The product has 24/7 pager coverage, but that does not mean that one person has the pager the whole time! At any given time the pager is covered by two or three people in different time zones. The way my team is structured, I will only get paged after midnight if someone else drops the page. And I only have a rotation for one week every couple months or so.
There are definitely employees who don’t enjoy having the pager, but we get compensated for holding the pager with comp time or cash (our choice). The comp time adds up to something like 3 weeks per year, and yes, there are people who take it all as vacation. No, these people are not passed over for promotions. No, this is not Europe.
So the trade off is that seven weeks a year you carry your laptop with you everywhere you go, maybe do one or two extra hours of work those weeks, and don’t go to movies or plays, and then you get three extra weeks off. Yes, it's popular. People like pager duty because they get to spend extra time with their families, because they like to go camping, or because they want the extra cash.
> People like pager duty because they get to spend extra time with their families, because they like to go camping, or because they want the extra cash.
Adequately compensating on-call is, of course, the right way to do it. All sorts of considerations that were, otherwise, problems, such as how to ensure a "fair" rotation, magically go away [1].
Unfortunately, it's vanishingly rare, at least among "silicon valley" startups (and maybe all tech companies).
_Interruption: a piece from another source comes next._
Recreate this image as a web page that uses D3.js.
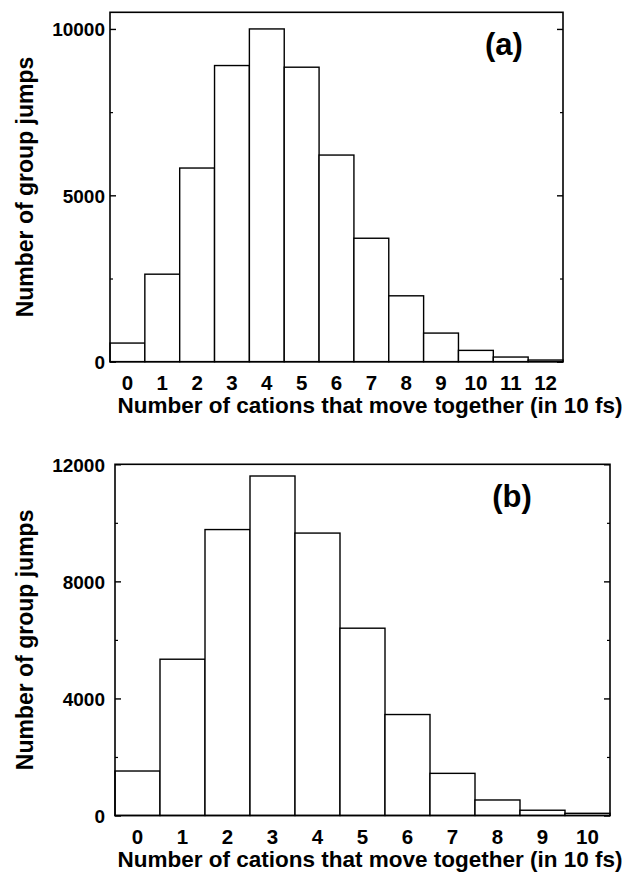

I suspect it's one of those pieces of Ops wisdom that's vanished from the startup ecosystem because Ops, in general, is viewed as obsolete, especially by CTOs who are really Chief Software Development Officers.
Insofar as it's a prerequisite to all your other suggestions, it makes them non-starters in such companies.
[1] Although I suppose if the compensation is too generous, there may still end up being complaining about unfairness in allocation
I prefer my midnight emergencies at a minimum.